_Problem_: Quote the whole listing exactly. Leave the pictures out of your copy.

--- begin ---

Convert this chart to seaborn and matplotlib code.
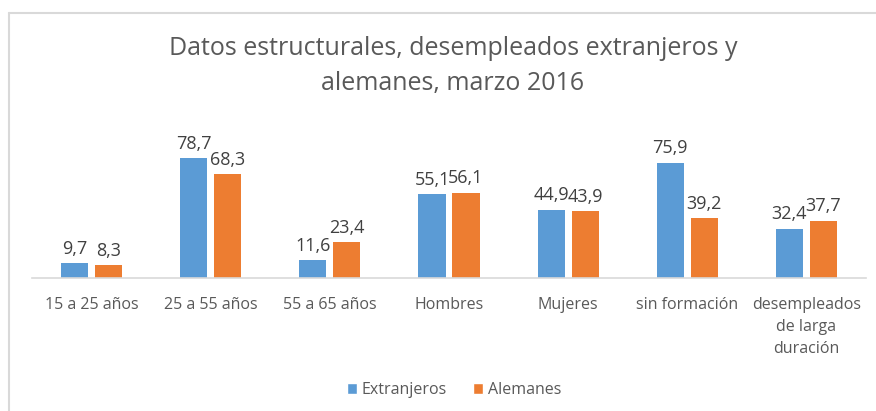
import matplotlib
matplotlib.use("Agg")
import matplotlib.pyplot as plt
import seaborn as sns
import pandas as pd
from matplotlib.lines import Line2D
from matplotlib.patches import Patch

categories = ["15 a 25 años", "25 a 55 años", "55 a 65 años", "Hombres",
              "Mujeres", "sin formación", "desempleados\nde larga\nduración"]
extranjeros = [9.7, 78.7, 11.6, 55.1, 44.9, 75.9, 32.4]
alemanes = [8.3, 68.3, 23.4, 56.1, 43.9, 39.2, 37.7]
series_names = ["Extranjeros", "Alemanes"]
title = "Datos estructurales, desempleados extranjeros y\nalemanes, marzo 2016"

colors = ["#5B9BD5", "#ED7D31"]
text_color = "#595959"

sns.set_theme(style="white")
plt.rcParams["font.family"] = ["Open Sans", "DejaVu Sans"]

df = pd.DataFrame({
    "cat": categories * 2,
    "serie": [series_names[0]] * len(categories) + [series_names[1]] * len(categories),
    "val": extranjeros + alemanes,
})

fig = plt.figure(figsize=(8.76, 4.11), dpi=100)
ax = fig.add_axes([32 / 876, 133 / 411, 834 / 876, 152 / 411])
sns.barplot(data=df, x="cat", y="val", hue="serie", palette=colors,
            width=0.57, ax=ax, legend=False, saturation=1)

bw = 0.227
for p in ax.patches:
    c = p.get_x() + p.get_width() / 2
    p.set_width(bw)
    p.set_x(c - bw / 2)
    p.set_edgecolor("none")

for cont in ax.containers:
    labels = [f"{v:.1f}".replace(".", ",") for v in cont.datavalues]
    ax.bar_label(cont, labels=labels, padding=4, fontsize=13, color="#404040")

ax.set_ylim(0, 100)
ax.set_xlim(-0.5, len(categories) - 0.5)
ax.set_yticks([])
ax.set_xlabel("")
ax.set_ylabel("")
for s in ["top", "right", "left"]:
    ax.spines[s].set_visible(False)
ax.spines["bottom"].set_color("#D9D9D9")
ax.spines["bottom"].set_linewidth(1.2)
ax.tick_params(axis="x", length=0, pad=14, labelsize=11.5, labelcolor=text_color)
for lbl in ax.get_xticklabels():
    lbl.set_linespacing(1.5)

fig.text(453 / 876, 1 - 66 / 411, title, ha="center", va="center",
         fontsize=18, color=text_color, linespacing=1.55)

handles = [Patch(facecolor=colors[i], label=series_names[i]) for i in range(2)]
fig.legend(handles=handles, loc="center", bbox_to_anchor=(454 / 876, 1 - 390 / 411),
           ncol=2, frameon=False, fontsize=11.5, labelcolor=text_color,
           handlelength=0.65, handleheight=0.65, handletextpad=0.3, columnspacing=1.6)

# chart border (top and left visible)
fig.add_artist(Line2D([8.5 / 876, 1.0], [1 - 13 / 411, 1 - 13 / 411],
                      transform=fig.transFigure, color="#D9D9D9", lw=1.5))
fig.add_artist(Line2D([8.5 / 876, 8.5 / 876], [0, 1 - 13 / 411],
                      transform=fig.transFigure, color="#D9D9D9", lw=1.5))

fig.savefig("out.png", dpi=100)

--- end ---

_Complete answer_:
Convert this chart to seaborn and matplotlib code.
import matplotlib
matplotlib.use("Agg")
import matplotlib.pyplot as plt
import seaborn as sns
import pandas as pd
from matplotlib.lines import Line2D
from matplotlib.patches import Patch

categories = ["15 a 25 años", "25 a 55 años", "55 a 65 años", "Hombres",
              "Mujeres", "sin formación", "desempleados\nde larga\nduración"]
extranjeros = [9.7, 78.7, 11.6, 55.1, 44.9, 75.9, 32.4]
alemanes = [8.3, 68.3, 23.4, 56.1, 43.9, 39.2, 37.7]
series_names = ["Extranjeros", "Alemanes"]
title = "Datos estructurales, desempleados extranjeros y\nalemanes, marzo 2016"

colors = ["#5B9BD5", "#ED7D31"]
text_color = "#595959"

sns.set_theme(style="white")
plt.rcParams["font.family"] = ["Open Sans", "DejaVu Sans"]

df = pd.DataFrame({
    "cat": categories * 2,
    "serie": [series_names[0]] * len(categories) + [series_names[1]] * len(categories),
    "val": extranjeros + alemanes,
})

fig = plt.figure(figsize=(8.76, 4.11), dpi=100)
ax = fig.add_axes([32 / 876, 133 / 411, 834 / 876, 152 / 411])
sns.barplot(data=df, x="cat", y="val", hue="serie", palette=colors,
            width=0.57, ax=ax, legend=False, saturation=1)

bw = 0.227
for p in ax.patches:
    c = p.get_x() + p.get_width() / 2
    p.set_width(bw)
    p.set_x(c - bw / 2)
    p.set_edgecolor("none")

for cont in ax.containers:
    labels = [f"{v:.1f}".replace(".", ",") for v in cont.datavalues]
    ax.bar_label(cont, labels=labels, padding=4, fontsize=13, color="#404040")

ax.set_ylim(0, 100)
ax.set_xlim(-0.5, len(categories) - 0.5)
ax.set_yticks([])
ax.set_xlabel("")
ax.set_ylabel("")
for s in ["top", "right", "left"]:
    ax.spines[s].set_visible(False)
ax.spines["bottom"].set_color("#D9D9D9")
ax.spines["bottom"].set_linewidth(1.2)
ax.tick_params(axis="x", length=0, pad=14, labelsize=11.5, labelcolor=text_color)
for lbl in ax.get_xticklabels():
    lbl.set_linespacing(1.5)

fig.text(453 / 876, 1 - 66 / 411, title, ha="center", va="center",
         fontsize=18, color=text_color, linespacing=1.55)

handles = [Patch(facecolor=colors[i], label=series_names[i]) for i in range(2)]
fig.legend(handles=handles, loc="center", bbox_to_anchor=(454 / 876, 1 - 390 / 411),
           ncol=2, frameon=False, fontsize=11.5, labelcolor=text_color,
           handlelength=0.65, handleheight=0.65, handletextpad=0.3, columnspacing=1.6)

# chart border (top and left visible)
fig.add_artist(Line2D([8.5 / 876, 1.0], [1 - 13 / 411, 1 - 13 / 411],
                      transform=fig.transFigure, color="#D9D9D9", lw=1.5))
fig.add_artist(Line2D([8.5 / 876, 8.5 / 876], [0, 1 - 13 / 411],
                      transform=fig.transFigure, color="#D9D9D9", lw=1.5))

fig.savefig("out.png", dpi=100)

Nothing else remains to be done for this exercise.